» **Goal**: Would you repeat the listing exactly but omit every picture?

» **Recorded data**:
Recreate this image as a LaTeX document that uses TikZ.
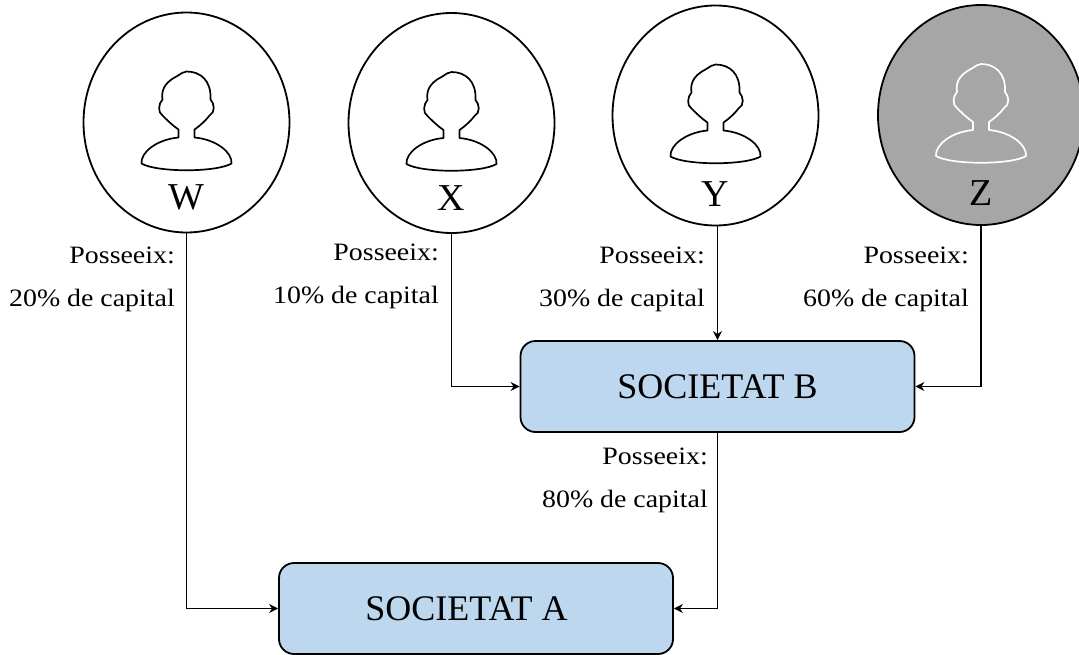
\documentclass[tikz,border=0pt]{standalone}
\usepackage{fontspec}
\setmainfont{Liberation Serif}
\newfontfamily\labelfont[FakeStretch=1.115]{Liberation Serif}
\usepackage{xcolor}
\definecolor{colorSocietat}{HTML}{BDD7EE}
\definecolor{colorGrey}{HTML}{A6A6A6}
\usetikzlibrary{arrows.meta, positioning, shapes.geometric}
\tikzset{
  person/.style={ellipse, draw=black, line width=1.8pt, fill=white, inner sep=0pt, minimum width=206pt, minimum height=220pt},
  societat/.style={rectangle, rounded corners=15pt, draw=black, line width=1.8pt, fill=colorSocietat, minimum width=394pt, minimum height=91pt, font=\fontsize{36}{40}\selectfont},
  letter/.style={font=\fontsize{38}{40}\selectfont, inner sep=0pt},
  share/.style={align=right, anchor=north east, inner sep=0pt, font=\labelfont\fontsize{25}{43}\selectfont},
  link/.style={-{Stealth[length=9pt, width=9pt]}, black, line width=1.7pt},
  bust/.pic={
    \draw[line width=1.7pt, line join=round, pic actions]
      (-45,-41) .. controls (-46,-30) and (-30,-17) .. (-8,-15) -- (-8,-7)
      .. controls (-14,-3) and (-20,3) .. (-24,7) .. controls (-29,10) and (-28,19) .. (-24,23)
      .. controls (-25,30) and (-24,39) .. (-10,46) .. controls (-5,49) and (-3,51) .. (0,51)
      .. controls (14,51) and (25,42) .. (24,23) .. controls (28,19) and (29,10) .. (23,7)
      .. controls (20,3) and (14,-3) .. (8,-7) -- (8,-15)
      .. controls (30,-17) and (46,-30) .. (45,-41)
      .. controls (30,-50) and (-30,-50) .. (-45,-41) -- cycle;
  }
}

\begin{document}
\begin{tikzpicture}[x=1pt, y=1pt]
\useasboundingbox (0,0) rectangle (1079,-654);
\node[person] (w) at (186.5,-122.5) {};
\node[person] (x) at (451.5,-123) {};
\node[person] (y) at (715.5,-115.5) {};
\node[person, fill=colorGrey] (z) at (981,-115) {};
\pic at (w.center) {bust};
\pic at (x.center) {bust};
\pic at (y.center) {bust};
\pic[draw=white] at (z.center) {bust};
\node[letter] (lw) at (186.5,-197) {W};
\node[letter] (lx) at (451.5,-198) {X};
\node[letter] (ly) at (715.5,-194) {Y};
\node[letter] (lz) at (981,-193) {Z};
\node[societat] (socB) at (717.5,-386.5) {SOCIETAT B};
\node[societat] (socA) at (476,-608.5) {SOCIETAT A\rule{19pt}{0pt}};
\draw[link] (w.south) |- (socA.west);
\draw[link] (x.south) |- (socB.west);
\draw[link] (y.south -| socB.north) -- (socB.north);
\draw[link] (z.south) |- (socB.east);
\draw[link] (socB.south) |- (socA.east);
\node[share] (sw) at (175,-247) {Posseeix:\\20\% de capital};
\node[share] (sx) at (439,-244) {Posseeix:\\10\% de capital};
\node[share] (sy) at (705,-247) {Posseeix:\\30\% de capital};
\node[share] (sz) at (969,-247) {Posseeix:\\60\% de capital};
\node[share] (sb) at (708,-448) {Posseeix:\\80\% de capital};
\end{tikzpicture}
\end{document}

» **Reply to the exercise**:
Recreate this image as a LaTeX document that uses TikZ.
\documentclass[tikz,border=0pt]{standalone}
\usepackage{fontspec}
\setmainfont{Liberation Serif}
\newfontfamily\labelfont[FakeStretch=1.115]{Liberation Serif}
\usepackage{xcolor}
\definecolor{colorSocietat}{HTML}{BDD7EE}
\definecolor{colorGrey}{HTML}{A6A6A6}
\usetikzlibrary{arrows.meta, positioning, shapes.geometric}
\tikzset{
  person/.style={ellipse, draw=black, line width=1.8pt, fill=white, inner sep=0pt, minimum width=206pt, minimum height=220pt},
  societat/.style={rectangle, rounded corners=15pt, draw=black, line width=1.8pt, fill=colorSocietat, minimum width=394pt, minimum height=91pt, font=\fontsize{36}{40}\selectfont},
  letter/.style={font=\fontsize{38}{40}\selectfont, inner sep=0pt},
  share/.style={align=right, anchor=north east, inner sep=0pt, font=\labelfont\fontsize{25}{43}\selectfont},
  link/.style={-{Stealth[length=9pt, width=9pt]}, black, line width=1.7pt},
  bust/.pic={
    \draw[line width=1.7pt, line join=round, pic actions]
      (-45,-41) .. controls (-46,-30) and (-30,-17) .. (-8,-15) -- (-8,-7)
      .. controls (-14,-3) and (-20,3) .. (-24,7) .. controls (-29,10) and (-28,19) .. (-24,23)
      .. controls (-25,30) and (-24,39) .. (-10,46) .. controls (-5,49) and (-3,51) .. (0,51)
      .. controls (14,51) and (25,42) .. (24,23) .. controls (28,19) and (29,10) .. (23,7)
      .. controls (20,3) and (14,-3) .. (8,-7) -- (8,-15)
      .. controls (30,-17) and (46,-30) .. (45,-41)
      .. controls (30,-50) and (-30,-50) .. (-45,-41) -- cycle;
  }
}

\begin{document}
\begin{tikzpicture}[x=1pt, y=1pt]
\useasboundingbox (0,0) rectangle (1079,-654);
\node[person] (w) at (186.5,-122.5) {};
\node[person] (x) at (451.5,-123) {};
\node[person] (y) at (715.5,-115.5) {};
\node[person, fill=colorGrey] (z) at (981,-115) {};
\pic at (w.center) {bust};
\pic at (x.center) {bust};
\pic at (y.center) {bust};
\pic[draw=white] at (z.center) {bust};
\node[letter] (lw) at (186.5,-197) {W};
\node[letter] (lx) at (451.5,-198) {X};
\node[letter] (ly) at (715.5,-194) {Y};
\node[letter] (lz) at (981,-193) {Z};
\node[societat] (socB) at (717.5,-386.5) {SOCIETAT B};
\node[societat] (socA) at (476,-608.5) {SOCIETAT A\rule{19pt}{0pt}};
\draw[link] (w.south) |- (socA.west);
\draw[link] (x.south) |- (socB.west);
\draw[link] (y.south -| socB.north) -- (socB.north);
\draw[link] (z.south) |- (socB.east);
\draw[link] (socB.south) |- (socA.east);
\node[share] (sw) at (175,-247) {Posseeix:\\20\% de capital};
\node[share] (sx) at (439,-244) {Posseeix:\\10\% de capital};
\node[share] (sy) at (705,-247) {Posseeix:\\30\% de capital};
\node[share] (sz) at (969,-247) {Posseeix:\\60\% de capital};
\node[share] (sb) at (708,-448) {Posseeix:\\80\% de capital};
\end{tikzpicture}
\end{document}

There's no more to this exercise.